Suharto’s era of weak governance “along with complex issues of corruption, a strong but undisciplined military force” also encouraged nationalistic attitudes of Papuans whose low level of awareness became a negative factor in their rebellious insistence. The arrangement with “Louisiana-based Freeport Mining placed the government and the communities further in collision course as 700,000 hectares of West Papua catered to transmigration” and mining development. The Papuans with radical identities felt that the government’s economic negotiations impede on their sovereignty as a province.
Their elites believed in the colonial Dutch promise of independence and banked on a separatist movement from Indonesia’s claws. At the same time, Indonesian perspectives for control are more determined to subdue any efforts with physical force. The presence of a peace-keeping and security forces, reports of human rights violations arose as the civilian society were forced to practice enforced military prostitution as the Indonesian military “encountered accusations of imprisoning, torturing and killing civilians”.

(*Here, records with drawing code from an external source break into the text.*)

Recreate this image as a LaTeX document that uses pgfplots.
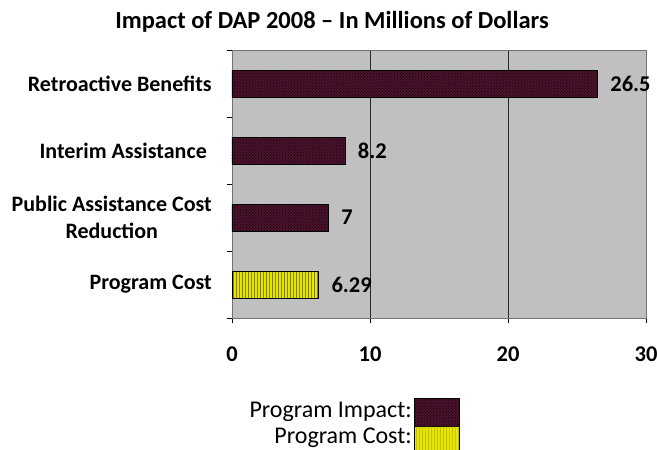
\documentclass[border=0pt]{standalone}
\usepackage{pgfplots}
\pgfplotsset{compat=1.18}
\usepackage{fontspec}
\setmainfont{Carlito}
\usetikzlibrary{patterns}
\definecolor{plotbg}{RGB}{192,192,192}
\definecolor{impact}{RGB}{78,18,46}
\definecolor{costy}{RGB}{230,230,0}
\begin{document}
\begin{tikzpicture}[x=1bp,y=1bp]
\begin{axis}[
  name=ax,
  xbar, bar width=27bp,
  width=414bp, height=268bp, scale only axis,
  xmin=0, xmax=30, ymin=-0.5, ymax=3.5,
  axis background/.style={fill=plotbg},
  axis line style={black!55},
  xtick={0,10,20,30},
  xmajorgrids, grid style={black!85, line width=0.8pt},
  ytick={-0.5,0.5,1.5,2.5,3.5},
  yticklabels={},
  tick pos=left,
  extra y ticks={0,1,2,3},
  extra y tick labels={Program Cost,{Public Assistance Cost\\Reduction},{Interim Assistance\hspace{5bp}},Retroactive Benefits},
  extra y tick style={major tick length=0pt, grid=none, yticklabel style={align=center, font=\fontsize{22bp}{27bp}\selectfont\bfseries, inner sep=0pt, xshift=-20bp}},
  tick align=outside, major tick length=5bp,
  tick style={black, line width=0.6pt},
  xticklabel style={font=\fontsize{22.5bp}{27bp}\selectfont\bfseries, yshift=-20bp},
  /pgf/number format/assume math mode=true,
  nodes near coords,
  nodes near coords style={font=\fontsize{22.5bp}{27bp}\selectfont\bfseries, black, xshift=9bp, anchor=west},
  point meta=explicit symbolic,
  clip=false,
]
\addplot[draw=black, line width=0.8pt, fill=impact, postaction={pattern=crosshatch dots, pattern color=black}, bar shift=0pt]
  coordinates {(26.5,3) [26.5] (8.2,2) [8.2] (7,1) [7]};
\addplot[draw=black, line width=0.8pt, fill=costy, postaction={pattern=vertical lines, pattern color=olive}, bar shift=0pt]
  coordinates {(6.29,0) [6.29]};
\coordinate (O) at (rel axis cs:0,0);
\end{axis}
\node[font=\fontsize{24.5bp}{29bp}\selectfont\bfseries] at ([shift={(100bp,296bp)}]O) {Impact of DAP 2008 -- In Millions of Dollars};
\node[font=\fontsize{24bp}{29bp}\selectfont, anchor=east, inner sep=1bp] at ([shift={(181bp,-94bp)}]O) {Program Impact:};
\node[font=\fontsize{24bp}{29bp}\selectfont, anchor=east, inner sep=1bp] at ([shift={(181bp,-120bp)}]O) {Program Cost:};
\draw[black, line width=0.8pt, fill=impact, postaction={pattern=crosshatch dots, pattern color=black}] ([shift={(182bp,-80bp)}]O) rectangle ([shift={(227bp,-108bp)}]O);
\draw[black, line width=0.8pt, fill=costy, postaction={pattern=vertical lines, pattern color=olive}] ([shift={(182bp,-108bp)}]O) rectangle ([shift={(227bp,-136bp)}]O);
\pgfresetboundingbox
\path ([shift={(-232bp,-132bp)}]O) rectangle ([shift={(425bp,318bp)}]O);
\end{tikzpicture}
\end{document}
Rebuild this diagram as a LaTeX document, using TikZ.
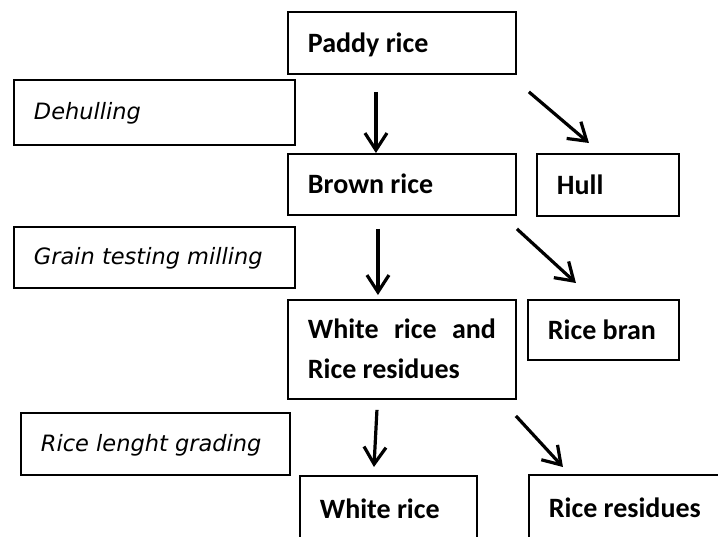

Chatterjee related Bishop Munninghoff’s “report alleging how Freeport Mining’s vehicles and offices were used by the Indonesian military to transport and torture tribal leaders accused of fomenting a rebellion against Indonesia”. Riots then ensued in 1996 amidst environmental destruction that brought in substantial damage to Freeport’s mines and mills. The riots became “continuous and uncontrolled as Indonesian Security Forces committed human rights abuses, attempted cultural genocide which soon encouraged Freeport to restructure its developmental programs to focus on equal treatment within its area of operation”.
East Timor The whole Timor archipelago has been divided historically according to the agreement of its colonizing powers whereby the Eastern part was controlled by the Dutch and the Western side by the Portuguese. The Western part soon became part of the Indonesian Republic after the Dutch relinquish its control and “as the Portuguese fought to re-establish its power in the Eastern bloc in vain”. With the new-found independence in the East, policies were aimed at improving the lives of the peasants amidst violent and hasty take-overs “that once resulted in a three-week long civil war”.
Indonesia intent to protect West Timor “step up with the aid of US military and intelligence and was able to put up some 35,000 soldiers in East Timor with another on standby on its Western borders”. Soon, East Timor, a predominantly Catholic region “became the 27th province of Indonesia”. The compounded presence however of the civilian and military forces existing in the region as a safe-keeping force has caused “increasing incidence of ethnic violence as human rights violations took place”. Freedom of expression was heavily impeded as government critics were put to prison resulting to heavy political and civil unrest in the region.